Indonesian police are investigating Jamaah Islamiah's possible involvement in bombings on the resort island of Bali on Oct. 12 that killed about 202 people, mostly foreign tourists.

Singapore and Malaysia have arrested scores of people accused of being members of the group.

The Davao bombing, threats of more rebel violence and fresh fighting in the southern Philippines have done nothing to bolster investor confidence shaken by bulging budget deficits, a tumbling peso and pervasive corruption.

The army said five soldiers and more than 100 MILF guerrillas had been killed, mostly by howitzer fire and rockets launched by helicopter gunships, over the past two days as the rebels tried to recapture a key stronghold in the town of Pikit.

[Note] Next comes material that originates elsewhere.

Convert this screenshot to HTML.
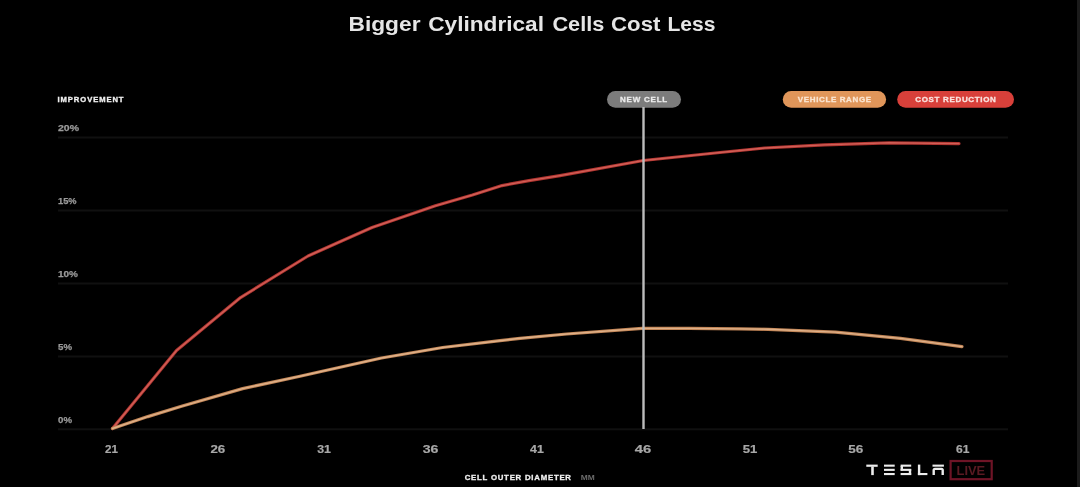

"They kept on advancing like they would not be hit by bullets," military spokesman Maj. Julieto Ando told Reuters.

The government said on Monday it was offering "the hand of peace" to rebels who renounce violence.

President Gloria Macapagal Arroyo dispatched former Foreign Minister Roberto Romulo to Malaysia on Wednesday to seek its help in persuading the MILF to resume stalled peace talks.

Malaysia is brokering the negotiations but the MILF wants troops out of its base in Pikit before it will talk to Manila.

"I am calling on the MILF to take clear and specific moves to step out of the boundaries of terrorism," Arroyo told reporters.

U.S. troops are now training Philippine units in the jungles near the southern city of Zamboanga and are due to start another series of counter-terrorism exercises soon.

The communist New People's Army said on Tuesday U.S. soldiers would be "legitimate targets" if the new exercises were held near its strongholds and that it had forged an alliance with the MILF for mutual support but not joint attacks.